* **What to produce**
Using the data below, copy each line that includes the word "this".

* **Recorded information**

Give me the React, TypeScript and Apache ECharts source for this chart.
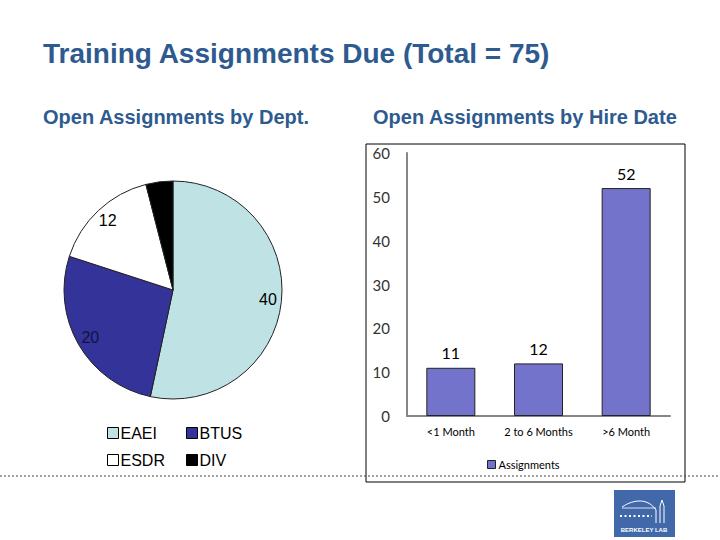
import { useEffect, useRef } from 'react';
import * as echarts from 'echarts';

// pie: open assignments by department
const deptNames = ['EAEI', 'BTUS', 'ESDR', 'DIV'];
const deptValues = [40, 20, 12, 3];
const deptColors = ['#BFE3E5', '#333399', '#FFFFFF', '#000000'];
const deptLabelColors = ['#000000', '#12123F', '#000000', '#000000'];

// bar: open assignments by hire date
const hireCategories = ['<1 Month', '2 to 6 Months', '>6 Month'];
const hireValues = [11, 12, 52];
const yTicks = { min: 0, max: 60, interval: 10 };

const TITLE_BLUE = '#2E5B8F';
const ARIAL = 'Liberation Sans, Arial, sans-serif';
const CALIBRI = 'Lato, Open Sans, sans-serif';

export default function App() {
  const ref = useRef<HTMLDivElement>(null);

  useEffect(() => {
    if (!ref.current) return;
    document.body.style.margin = '0';
    const chart = echarts.init(ref.current, undefined, { renderer: 'svg' });

    const pieData = deptNames.map((name, i) => ({
      name,
      value: deptValues[i],
      itemStyle: { color: deptColors[i] },
    }));

    // transparent ring, only used to put the value labels near the rim
    const pieLabels = deptNames.map((name, i) => ({
      name,
      value: deptValues[i],
      label: { show: name !== 'DIV', color: deptLabelColors[i] },
    }));

    const legendItem = (name: string) => {
      const i = deptNames.indexOf(name);
      return { name, itemStyle: { color: deptColors[i], borderColor: '#000', borderWidth: 1 } };
    };

    const legendBase = {
      orient: 'vertical' as const,
      top: 419,
      icon: 'rect',
      itemWidth: 11,
      itemHeight: 11,
      itemGap: 9,
      textStyle: { fontFamily: ARIAL, fontSize: 16, color: '#000', lineHeight: 18, padding: [0, 0, 0, -3] },
      selectedMode: false,
    };

    const option: any = {
      animation: false,
      backgroundColor: '#fff',
      title: [
        {
          text: 'Training Assignments Due (Total = 75)',
          left: 38,
          top: 34,
          textStyle: { fontFamily: ARIAL, fontSize: 28, fontWeight: 'bold', color: TITLE_BLUE },
        },
        {
          text: 'Open Assignments by Dept.',
          left: 38,
          top: 102,
          textStyle: { fontFamily: ARIAL, fontSize: 20, fontWeight: 'bold', color: TITLE_BLUE },
        },
        {
          text: 'Open Assignments by Hire Date',
          left: 368,
          top: 102,
          textStyle: { fontFamily: ARIAL, fontSize: 20, fontWeight: 'bold', color: TITLE_BLUE },
        },
      ],
      legend: [
        { ...legendBase, left: 102, data: ['EAEI', 'ESDR'].map(legendItem) },
        { ...legendBase, left: 181, data: ['BTUS', 'DIV'].map(legendItem) },
        {
          left: 482,
          top: 454,
          icon: 'rect',
          itemWidth: 8,
          itemHeight: 8,
          itemGap: 4,
          selectedMode: false,
          data: [{ name: 'Assignments', itemStyle: { color: '#7373CC', borderColor: '#222', borderWidth: 1 } }],
          textStyle: { fontFamily: CALIBRI, fontSize: 11, color: '#000', padding: [0, 0, 0, -2] },
        },
      ],
      grid: { left: 407, right: 50, top: 153, bottom: 124 },
      xAxis: {
        type: 'category',
        data: hireCategories,
        axisLine: { lineStyle: { color: '#868686', width: 2 } },
        axisTick: { show: false },
        axisLabel: { fontFamily: CALIBRI, fontSize: 11, color: '#000', margin: 10, interval: 0 },
      },
      yAxis: {
        type: 'value',
        ...yTicks,
        axisLine: { show: true, lineStyle: { color: '#868686', width: 2 } },
        axisTick: { show: false },
        splitLine: { show: false },
        axisLabel: { fontFamily: CALIBRI, fontSize: 15, color: '#333', margin: 17 },
      },
      series: [
        {
          type: 'pie',
          center: [173, 290],
          radius: 109,
          startAngle: 90,
          clockwise: true,
          silent: true,
          data: pieData,
          label: { show: false },
          labelLine: { show: false },
          itemStyle: { borderColor: '#222', borderWidth: 1 },
        },
        {
          type: 'pie',
          center: [173, 290],
          radius: [76, 109],
          startAngle: 90,
          clockwise: true,
          silent: true,
          data: pieLabels,
          itemStyle: { color: 'rgba(0,0,0,0)', borderWidth: 0 },
          label: {
            position: 'inside',
            formatter: '{c}',
            fontFamily: ARIAL,
            fontSize: 16,
          },
          labelLine: { show: false },
        },
        {
          name: 'Assignments',
          type: 'bar',
          data: hireValues,
          barWidth: 49,
          itemStyle: { color: '#7373CC', borderColor: '#222', borderWidth: 1 },
          label: {
            show: true,
            position: 'top',
            distance: 7,
            fontFamily: CALIBRI,
            fontSize: 16,
            color: '#000',
          },
        },
      ],
      graphic: [
        {
          type: 'rect',
          shape: { x: 366, y: 144, width: 319, height: 338 },
          style: { fill: 'none', stroke: '#000', lineWidth: 1 },
          silent: true,
        },
        {
          type: 'line',
          shape: { x1: 0, y1: 476, x2: 720, y2: 476 },
          style: { stroke: '#444', lineWidth: 1, lineDash: [2, 2] },
          silent: true,
        },
        {
          type: 'group',
          left: 614,
          top: 490,
          children: [
            { type: 'rect', shape: { x: 0, y: 0, width: 61, height: 47 }, style: { fill: '#4169AA' } },
            {
              type: 'bezierCurve',
              shape: { x1: 8, y1: 17, cpx1: 20, cpy1: 9, cpx2: 34, cpy2: 8, x2: 42, y2: 20 },
              style: { stroke: '#fff', lineWidth: 1, fill: 'none' },
            },
            {
              type: 'line',
              shape: { x1: 8, y1: 18, x2: 42, y2: 18 },
              style: { stroke: '#fff', lineWidth: 0.8 },
            },
            {
              type: 'line',
              shape: { x1: 42, y1: 20, x2: 42, y2: 33 },
              style: { stroke: '#fff', lineWidth: 1 },
            },
            {
              type: 'polyline',
              shape: { points: [[46, 33], [46, 16], [48, 10], [50, 16], [50, 33]] },
              style: { stroke: '#fff', lineWidth: 1, fill: 'none' },
            },
            {
              type: 'line',
              shape: { x1: 6, y1: 26, x2: 38, y2: 26 },
              style: { stroke: '#fff', lineWidth: 2, lineDash: [2, 2.5] },
            },
            {
              type: 'text',
              x: 30,
              y: 40,
              style: {
                text: 'BERKELEY LAB',
                fill: '#fff',
                font: 'bold 6px Liberation Sans, Arial, sans-serif',
                align: 'center',
                verticalAlign: 'middle',
              },
            },
          ],
        },
      ],
    };

    chart.setOption(option);
    return () => chart.dispose();
  }, []);

  return <div ref={ref} style={{ width: 720, height: 540 }} />;
}
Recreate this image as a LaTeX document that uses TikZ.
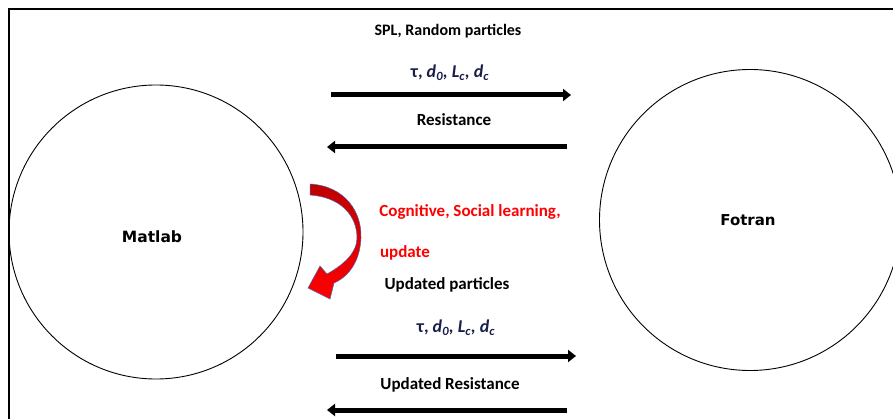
\documentclass[tikz,border=0pt]{standalone}
\usepackage{fontspec}
\setmainfont{Carlito}
\newfontfamily\boxfont{DejaVu Sans}
\usetikzlibrary{arrows.meta}

\tikzset{
  unit/.style={circle, draw, line width=0.9pt, minimum size=#1},
  msgtext/.style={font=\bfseries\fontsize{17}{20}\selectfont},
  symtext/.style={text=mathblue, font=\bfseries\itshape\fontsize{18}{20}\selectfont},
  flow/.style={line width=5pt, -{Triangle[length=8pt,width=12pt]}},
}

\begin{document}
\begin{tikzpicture}[x=1pt,y=-1pt]

        % Define colors
        \definecolor{mathblue}{rgb}{0.1, 0.12, 0.3} % Navy for symbols
        \definecolor{darkred}{rgb}{0.75, 0, 0} % Dark red top
        \definecolor{edgeblue}{rgb}{0.3, 0.4, 0.7} % Arrow outline

        % Fix the page size
        \useasboundingbox (0,0) rectangle (893,419);

        % Frame (top and left only)
        \draw[line width=1.6pt] (893,9) -- (9,9) -- (9,419);

        % Two programs
        \node[unit=294pt] (matlab) at (156,232) {};
        \node[font=\boxfont\bfseries\fontsize{15.5}{18}\selectfont] (matlabtext) at (152,237) {Matlab};
        \node[unit=301pt] (fotran) at (750,220) {};
        \node[font=\boxfont\bfseries\fontsize{15}{18}\selectfont] (fotrantext) at (748,220) {Fotran};

        % Labels
        \node[msgtext, font=\bfseries\fontsize{16}{20}\selectfont] (spl) at (448,31) {SPL, Random particles};
        \node[symtext] (param) at (450,73) {\upshape τ, \itshape d\textsubscript{0}, L\textsubscript{c}, d\textsubscript{c}};
        \node[msgtext] (res) at (454,120) {Resistance};
        \node[msgtext, text=red] (cog) at (470,212) {Cognitive, Social learning,};
        \node[msgtext, text=red] (upd) at (405,253) {update};
        \node[msgtext] (updpart) at (447,285) {Updated particles};
        \node[symtext] (updparam) at (456,328) {\upshape τ, \itshape d\textsubscript{0}, L\textsubscript{c}, d\textsubscript{c}};
        \node[msgtext] (updres) at (450,385) {Updated Resistance};

        % Arrow ends
        \coordinate (a1) at (331,95);  \coordinate (b1) at (571,95);
        \coordinate (a2) at (567,147); \coordinate (b2) at (327,147);
        \coordinate (a3) at (336,356); \coordinate (b3) at (576,356);
        \coordinate (a4) at (567,410); \coordinate (b4) at (327,410);

        % Data flow
        \draw[flow] (a1) -- (b1);
        \draw[flow] (a2) -- (b2);
        \draw[flow] (a3) -- (b3);
        \draw[flow] (a4) -- (b4);

        % Curved update arrow
        \shade[top color=darkred, bottom color=red, draw=edgeblue, line width=0.5pt]
          (310,184) .. controls (345,186) and (362,212) .. (361,238)
          .. controls (360,260) and (350,276) .. (334,283)
          -- (330,299) -- (308,288) -- (320,266) -- (327,274)
          .. controls (345,264) and (357,252) .. (357,238)
          .. controls (357,215) and (340,197) .. (310,195) -- cycle;

\end{tikzpicture}
\end{document}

* **Result**
Give me the React, TypeScript and Apache ECharts source for this chart.
Recreate this image as a LaTeX document that uses TikZ.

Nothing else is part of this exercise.